Problem to work on: An exact copy of all the data is required, with pictures left out.

Start

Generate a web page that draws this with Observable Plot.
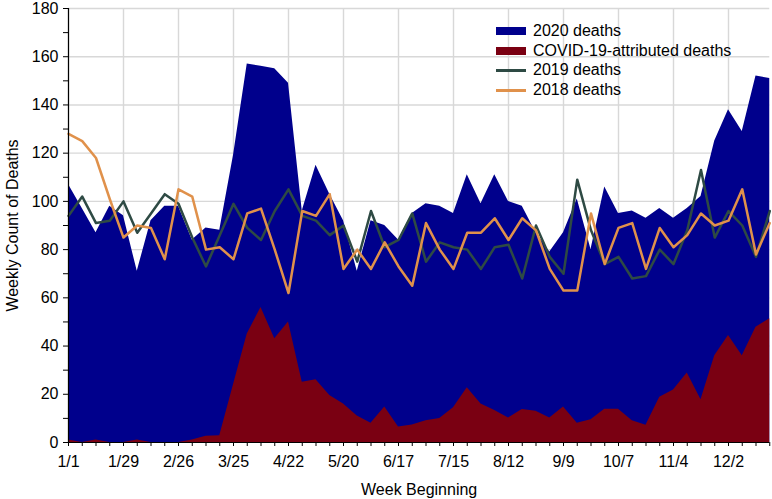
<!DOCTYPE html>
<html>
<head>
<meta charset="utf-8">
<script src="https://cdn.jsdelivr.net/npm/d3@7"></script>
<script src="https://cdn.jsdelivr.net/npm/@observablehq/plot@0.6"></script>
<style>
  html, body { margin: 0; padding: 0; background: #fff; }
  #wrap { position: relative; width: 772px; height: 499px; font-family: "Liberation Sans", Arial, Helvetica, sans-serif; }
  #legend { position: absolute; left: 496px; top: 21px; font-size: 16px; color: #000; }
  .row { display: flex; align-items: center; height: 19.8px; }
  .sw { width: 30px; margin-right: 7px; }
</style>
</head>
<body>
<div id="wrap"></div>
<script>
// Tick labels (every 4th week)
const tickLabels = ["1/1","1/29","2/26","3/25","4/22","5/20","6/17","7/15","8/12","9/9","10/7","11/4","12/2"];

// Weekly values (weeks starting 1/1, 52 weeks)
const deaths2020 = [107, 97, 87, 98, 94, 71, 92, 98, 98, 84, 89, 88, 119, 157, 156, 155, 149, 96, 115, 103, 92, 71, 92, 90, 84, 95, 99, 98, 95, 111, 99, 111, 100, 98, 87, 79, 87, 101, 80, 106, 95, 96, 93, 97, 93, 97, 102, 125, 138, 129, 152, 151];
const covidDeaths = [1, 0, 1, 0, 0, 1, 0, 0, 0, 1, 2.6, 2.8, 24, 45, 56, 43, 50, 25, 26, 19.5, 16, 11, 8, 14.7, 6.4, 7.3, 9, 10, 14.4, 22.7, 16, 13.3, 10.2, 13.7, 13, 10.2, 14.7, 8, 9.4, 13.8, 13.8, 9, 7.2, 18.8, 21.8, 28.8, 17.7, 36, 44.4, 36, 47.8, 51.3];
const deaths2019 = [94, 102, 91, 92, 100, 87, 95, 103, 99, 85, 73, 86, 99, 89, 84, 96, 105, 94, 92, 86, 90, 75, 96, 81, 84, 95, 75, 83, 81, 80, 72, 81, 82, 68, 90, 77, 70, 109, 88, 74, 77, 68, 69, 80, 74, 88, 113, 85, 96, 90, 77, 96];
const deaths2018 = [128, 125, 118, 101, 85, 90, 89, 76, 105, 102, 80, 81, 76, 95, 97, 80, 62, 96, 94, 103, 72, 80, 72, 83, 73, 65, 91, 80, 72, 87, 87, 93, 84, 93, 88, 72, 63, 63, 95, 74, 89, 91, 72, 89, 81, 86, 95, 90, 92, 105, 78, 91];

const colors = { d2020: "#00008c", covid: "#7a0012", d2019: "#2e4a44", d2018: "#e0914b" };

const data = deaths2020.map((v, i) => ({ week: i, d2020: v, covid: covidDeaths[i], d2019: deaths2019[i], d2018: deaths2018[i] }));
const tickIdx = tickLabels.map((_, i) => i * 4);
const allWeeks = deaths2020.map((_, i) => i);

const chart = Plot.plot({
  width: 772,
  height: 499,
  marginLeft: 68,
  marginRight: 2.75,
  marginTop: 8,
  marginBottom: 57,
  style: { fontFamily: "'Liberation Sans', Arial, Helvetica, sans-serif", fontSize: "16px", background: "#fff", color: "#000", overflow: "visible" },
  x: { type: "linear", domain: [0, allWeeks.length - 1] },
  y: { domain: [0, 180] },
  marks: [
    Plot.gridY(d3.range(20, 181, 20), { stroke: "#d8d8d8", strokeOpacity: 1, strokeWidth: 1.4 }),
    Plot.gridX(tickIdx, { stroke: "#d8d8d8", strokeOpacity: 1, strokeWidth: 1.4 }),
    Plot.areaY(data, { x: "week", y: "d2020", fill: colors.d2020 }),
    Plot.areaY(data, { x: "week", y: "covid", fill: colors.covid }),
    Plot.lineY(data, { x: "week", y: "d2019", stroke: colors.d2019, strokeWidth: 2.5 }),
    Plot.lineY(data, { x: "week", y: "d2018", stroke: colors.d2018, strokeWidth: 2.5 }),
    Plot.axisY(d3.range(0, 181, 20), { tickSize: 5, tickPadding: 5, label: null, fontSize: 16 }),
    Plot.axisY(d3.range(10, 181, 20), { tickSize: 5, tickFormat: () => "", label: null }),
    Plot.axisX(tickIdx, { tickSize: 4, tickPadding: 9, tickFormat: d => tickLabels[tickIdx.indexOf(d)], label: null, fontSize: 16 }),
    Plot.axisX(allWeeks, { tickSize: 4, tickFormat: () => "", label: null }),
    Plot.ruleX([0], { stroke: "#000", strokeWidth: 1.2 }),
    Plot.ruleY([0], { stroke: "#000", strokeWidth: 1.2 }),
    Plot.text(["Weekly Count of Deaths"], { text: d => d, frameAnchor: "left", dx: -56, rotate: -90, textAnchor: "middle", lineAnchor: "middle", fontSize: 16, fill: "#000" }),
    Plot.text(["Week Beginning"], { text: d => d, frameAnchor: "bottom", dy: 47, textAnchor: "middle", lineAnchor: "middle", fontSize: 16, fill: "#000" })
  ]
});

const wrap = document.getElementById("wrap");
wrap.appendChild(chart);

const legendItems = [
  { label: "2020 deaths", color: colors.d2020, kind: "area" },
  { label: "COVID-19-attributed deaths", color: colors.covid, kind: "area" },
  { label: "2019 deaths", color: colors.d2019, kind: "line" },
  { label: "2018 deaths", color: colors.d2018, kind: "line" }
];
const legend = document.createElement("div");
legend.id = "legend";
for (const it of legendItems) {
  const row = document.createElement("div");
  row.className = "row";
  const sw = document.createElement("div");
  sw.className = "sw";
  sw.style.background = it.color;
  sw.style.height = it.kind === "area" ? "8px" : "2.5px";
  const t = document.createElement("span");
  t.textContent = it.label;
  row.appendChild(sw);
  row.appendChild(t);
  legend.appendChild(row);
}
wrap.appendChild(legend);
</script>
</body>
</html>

End

Output of the exercise:
Generate a web page that draws this with Observable Plot.
<!DOCTYPE html>
<html>
<head>
<meta charset="utf-8">
<script src="https://cdn.jsdelivr.net/npm/d3@7"></script>
<script src="https://cdn.jsdelivr.net/npm/@observablehq/plot@0.6"></script>
<style>
  html, body { margin: 0; padding: 0; background: #fff; }
  #wrap { position: relative; width: 772px; height: 499px; font-family: "Liberation Sans", Arial, Helvetica, sans-serif; }
  #legend { position: absolute; left: 496px; top: 21px; font-size: 16px; color: #000; }
  .row { display: flex; align-items: center; height: 19.8px; }
  .sw { width: 30px; margin-right: 7px; }
</style>
</head>
<body>
<div id="wrap"></div>
<script>
// Tick labels (every 4th week)
const tickLabels = ["1/1","1/29","2/26","3/25","4/22","5/20","6/17","7/15","8/12","9/9","10/7","11/4","12/2"];

// Weekly values (weeks starting 1/1, 52 weeks)
const deaths2020 = [107, 97, 87, 98, 94, 71, 92, 98, 98, 84, 89, 88, 119, 157, 156, 155, 149, 96, 115, 103, 92, 71, 92, 90, 84, 95, 99, 98, 95, 111, 99, 111, 100, 98, 87, 79, 87, 101, 80, 106, 95, 96, 93, 97, 93, 97, 102, 125, 138, 129, 152, 151];
const covidDeaths = [1, 0, 1, 0, 0, 1, 0, 0, 0, 1, 2.6, 2.8, 24, 45, 56, 43, 50, 25, 26, 19.5, 16, 11, 8, 14.7, 6.4, 7.3, 9, 10, 14.4, 22.7, 16, 13.3, 10.2, 13.7, 13, 10.2, 14.7, 8, 9.4, 13.8, 13.8, 9, 7.2, 18.8, 21.8, 28.8, 17.7, 36, 44.4, 36, 47.8, 51.3];
const deaths2019 = [94, 102, 91, 92, 100, 87, 95, 103, 99, 85, 73, 86, 99, 89, 84, 96, 105, 94, 92, 86, 90, 75, 96, 81, 84, 95, 75, 83, 81, 80, 72, 81, 82, 68, 90, 77, 70, 109, 88, 74, 77, 68, 69, 80, 74, 88, 113, 85, 96, 90, 77, 96];
const deaths2018 = [128, 125, 118, 101, 85, 90, 89, 76, 105, 102, 80, 81, 76, 95, 97, 80, 62, 96, 94, 103, 72, 80, 72, 83, 73, 65, 91, 80, 72, 87, 87, 93, 84, 93, 88, 72, 63, 63, 95, 74, 89, 91, 72, 89, 81, 86, 95, 90, 92, 105, 78, 91];

const colors = { d2020: "#00008c", covid: "#7a0012", d2019: "#2e4a44", d2018: "#e0914b" };

const data = deaths2020.map((v, i) => ({ week: i, d2020: v, covid: covidDeaths[i], d2019: deaths2019[i], d2018: deaths2018[i] }));
const tickIdx = tickLabels.map((_, i) => i * 4);
const allWeeks = deaths2020.map((_, i) => i);

const chart = Plot.plot({
  width: 772,
  height: 499,
  marginLeft: 68,
  marginRight: 2.75,
  marginTop: 8,
  marginBottom: 57,
  style: { fontFamily: "'Liberation Sans', Arial, Helvetica, sans-serif", fontSize: "16px", background: "#fff", color: "#000", overflow: "visible" },
  x: { type: "linear", domain: [0, allWeeks.length - 1] },
  y: { domain: [0, 180] },
  marks: [
    Plot.gridY(d3.range(20, 181, 20), { stroke: "#d8d8d8", strokeOpacity: 1, strokeWidth: 1.4 }),
    Plot.gridX(tickIdx, { stroke: "#d8d8d8", strokeOpacity: 1, strokeWidth: 1.4 }),
    Plot.areaY(data, { x: "week", y: "d2020", fill: colors.d2020 }),
    Plot.areaY(data, { x: "week", y: "covid", fill: colors.covid }),
    Plot.lineY(data, { x: "week", y: "d2019", stroke: colors.d2019, strokeWidth: 2.5 }),
    Plot.lineY(data, { x: "week", y: "d2018", stroke: colors.d2018, strokeWidth: 2.5 }),
    Plot.axisY(d3.range(0, 181, 20), { tickSize: 5, tickPadding: 5, label: null, fontSize: 16 }),
    Plot.axisY(d3.range(10, 181, 20), { tickSize: 5, tickFormat: () => "", label: null }),
    Plot.axisX(tickIdx, { tickSize: 4, tickPadding: 9, tickFormat: d => tickLabels[tickIdx.indexOf(d)], label: null, fontSize: 16 }),
    Plot.axisX(allWeeks, { tickSize: 4, tickFormat: () => "", label: null }),
    Plot.ruleX([0], { stroke: "#000", strokeWidth: 1.2 }),
    Plot.ruleY([0], { stroke: "#000", strokeWidth: 1.2 }),
    Plot.text(["Weekly Count of Deaths"], { text: d => d, frameAnchor: "left", dx: -56, rotate: -90, textAnchor: "middle", lineAnchor: "middle", fontSize: 16, fill: "#000" }),
    Plot.text(["Week Beginning"], { text: d => d, frameAnchor: "bottom", dy: 47, textAnchor: "middle", lineAnchor: "middle", fontSize: 16, fill: "#000" })
  ]
});

const wrap = document.getElementById("wrap");
wrap.appendChild(chart);

const legendItems = [
  { label: "2020 deaths", color: colors.d2020, kind: "area" },
  { label: "COVID-19-attributed deaths", color: colors.covid, kind: "area" },
  { label: "2019 deaths", color: colors.d2019, kind: "line" },
  { label: "2018 deaths", color: colors.d2018, kind: "line" }
];
const legend = document.createElement("div");
legend.id = "legend";
for (const it of legendItems) {
  const row = document.createElement("div");
  row.className = "row";
  const sw = document.createElement("div");
  sw.className = "sw";
  sw.style.background = it.color;
  sw.style.height = it.kind === "area" ? "8px" : "2.5px";
  const t = document.createElement("span");
  t.textContent = it.label;
  row.appendChild(sw);
  row.appendChild(t);
  legend.appendChild(row);
}
wrap.appendChild(legend);
</script>
</body>
</html>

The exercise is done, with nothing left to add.